Machine Learning-Assisted Thermoelectric Cooling for On-Demand Multi-Hotspot Thermal Management

The rapid emergence of System-on-Chip (SoC) technology introduces multiple dynamic hotspots with spatial and temporal evolution to the system, necessitating a more efficient, sophisticated, and intelligent approach to achieve on-demand thermal management. In this study, we present a novel machine learning-assisted optimization algorithm for thermoelectric coolers (TECs) that can achieve global optimal temperature by individually controlling TEC units based on real-time multi-hotspot conditions across the entire domain. A convolutional neural network (CNN) with inception module is trained to comprehend the coupled thermal-electrical physics underlying the system and attain accurate temperature predictions with and without TECs.
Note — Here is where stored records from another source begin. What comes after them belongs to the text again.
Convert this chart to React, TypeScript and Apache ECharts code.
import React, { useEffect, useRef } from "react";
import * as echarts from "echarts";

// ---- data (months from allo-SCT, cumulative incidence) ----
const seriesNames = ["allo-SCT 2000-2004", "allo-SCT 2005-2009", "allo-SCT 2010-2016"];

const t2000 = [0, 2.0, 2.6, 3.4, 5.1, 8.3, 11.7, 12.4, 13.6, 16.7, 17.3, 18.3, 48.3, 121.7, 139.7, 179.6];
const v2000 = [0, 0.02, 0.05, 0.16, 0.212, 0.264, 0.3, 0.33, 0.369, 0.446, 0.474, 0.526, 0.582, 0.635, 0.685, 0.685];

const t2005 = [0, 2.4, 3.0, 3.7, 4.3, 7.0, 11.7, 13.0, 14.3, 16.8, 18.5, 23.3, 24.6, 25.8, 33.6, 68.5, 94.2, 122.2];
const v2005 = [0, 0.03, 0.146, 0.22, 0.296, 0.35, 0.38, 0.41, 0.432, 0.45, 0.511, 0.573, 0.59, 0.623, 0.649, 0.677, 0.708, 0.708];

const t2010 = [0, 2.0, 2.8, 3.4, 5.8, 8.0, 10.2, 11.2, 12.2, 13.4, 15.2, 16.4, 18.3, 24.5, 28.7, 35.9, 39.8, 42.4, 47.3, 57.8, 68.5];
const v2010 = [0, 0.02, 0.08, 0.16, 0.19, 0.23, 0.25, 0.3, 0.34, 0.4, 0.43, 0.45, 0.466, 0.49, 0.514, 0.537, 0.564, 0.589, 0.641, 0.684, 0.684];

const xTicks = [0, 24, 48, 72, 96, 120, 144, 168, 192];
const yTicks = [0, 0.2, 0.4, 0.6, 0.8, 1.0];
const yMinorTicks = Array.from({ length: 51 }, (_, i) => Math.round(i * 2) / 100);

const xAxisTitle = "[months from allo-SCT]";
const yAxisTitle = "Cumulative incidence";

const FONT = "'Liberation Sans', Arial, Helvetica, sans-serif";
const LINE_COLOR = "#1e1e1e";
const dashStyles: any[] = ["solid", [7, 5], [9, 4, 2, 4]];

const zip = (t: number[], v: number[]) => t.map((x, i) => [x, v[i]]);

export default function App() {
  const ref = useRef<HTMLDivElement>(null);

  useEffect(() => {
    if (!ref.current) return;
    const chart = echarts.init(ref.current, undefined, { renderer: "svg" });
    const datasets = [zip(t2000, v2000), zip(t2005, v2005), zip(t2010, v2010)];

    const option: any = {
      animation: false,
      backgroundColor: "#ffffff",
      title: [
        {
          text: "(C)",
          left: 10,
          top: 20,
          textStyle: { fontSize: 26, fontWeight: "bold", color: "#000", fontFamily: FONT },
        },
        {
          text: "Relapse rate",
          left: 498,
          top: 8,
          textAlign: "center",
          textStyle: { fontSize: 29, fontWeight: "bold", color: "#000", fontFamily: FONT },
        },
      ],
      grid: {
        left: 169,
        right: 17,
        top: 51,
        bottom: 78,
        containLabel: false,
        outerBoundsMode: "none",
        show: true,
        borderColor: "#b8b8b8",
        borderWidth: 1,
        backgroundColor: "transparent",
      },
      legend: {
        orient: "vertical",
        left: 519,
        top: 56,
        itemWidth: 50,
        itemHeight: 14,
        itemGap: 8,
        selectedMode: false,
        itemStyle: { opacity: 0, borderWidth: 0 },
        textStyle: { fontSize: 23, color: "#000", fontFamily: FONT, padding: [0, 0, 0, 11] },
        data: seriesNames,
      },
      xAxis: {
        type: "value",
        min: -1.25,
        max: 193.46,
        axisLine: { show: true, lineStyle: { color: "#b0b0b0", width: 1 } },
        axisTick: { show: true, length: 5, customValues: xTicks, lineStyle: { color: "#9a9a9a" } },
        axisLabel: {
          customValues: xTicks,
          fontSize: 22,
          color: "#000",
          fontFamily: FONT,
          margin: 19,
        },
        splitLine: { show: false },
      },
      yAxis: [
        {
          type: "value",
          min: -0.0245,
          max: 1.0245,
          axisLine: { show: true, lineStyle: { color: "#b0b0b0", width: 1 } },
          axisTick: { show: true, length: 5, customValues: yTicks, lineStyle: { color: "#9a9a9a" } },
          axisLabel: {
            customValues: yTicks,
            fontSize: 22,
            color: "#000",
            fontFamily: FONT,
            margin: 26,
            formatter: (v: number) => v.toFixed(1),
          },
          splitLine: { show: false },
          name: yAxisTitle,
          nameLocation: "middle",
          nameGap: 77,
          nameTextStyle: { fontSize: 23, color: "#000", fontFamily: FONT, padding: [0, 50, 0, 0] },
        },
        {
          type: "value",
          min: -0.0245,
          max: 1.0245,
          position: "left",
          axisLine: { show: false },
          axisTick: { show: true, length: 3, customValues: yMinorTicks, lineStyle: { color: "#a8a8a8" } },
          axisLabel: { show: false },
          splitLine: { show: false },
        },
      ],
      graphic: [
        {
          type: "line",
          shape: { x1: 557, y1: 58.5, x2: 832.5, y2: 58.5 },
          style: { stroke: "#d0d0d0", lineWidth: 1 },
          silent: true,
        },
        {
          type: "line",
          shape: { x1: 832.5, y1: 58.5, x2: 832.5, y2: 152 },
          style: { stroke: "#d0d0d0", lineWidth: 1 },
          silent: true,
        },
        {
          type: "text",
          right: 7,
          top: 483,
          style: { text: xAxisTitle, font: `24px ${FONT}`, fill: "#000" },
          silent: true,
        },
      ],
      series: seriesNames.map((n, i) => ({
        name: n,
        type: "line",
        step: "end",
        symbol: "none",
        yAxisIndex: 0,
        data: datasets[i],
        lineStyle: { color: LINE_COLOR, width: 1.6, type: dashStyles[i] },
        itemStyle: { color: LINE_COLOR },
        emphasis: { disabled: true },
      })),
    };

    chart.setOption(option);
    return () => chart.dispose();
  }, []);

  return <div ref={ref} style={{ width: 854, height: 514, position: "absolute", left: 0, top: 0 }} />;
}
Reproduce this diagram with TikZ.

Due to the intricate interaction among passive thermal gradient, Peltier effect and Joule effect, a local optimal TEC control experiences spatial temperature trade-off which may not lead to a global optimal solution. To address this issue, a backtracking-based optimization algorithm is developed using the designed machine learning model to iterate all possible TEC assignments for attaining global optimal solutions. For arbitrary m by n matrix with NHS hotspots (n, m less than 10 and NHS less than 20), our algorithm is capable of providing global optimal temperature and its corresponding TEC array control in an average of 1.07 second while iterating through tens of temperature predictions behind-the-scenes. This represents a speed increase of over four orders of magnitude compared to traditional FEM strategies which take approximately 18 minutes.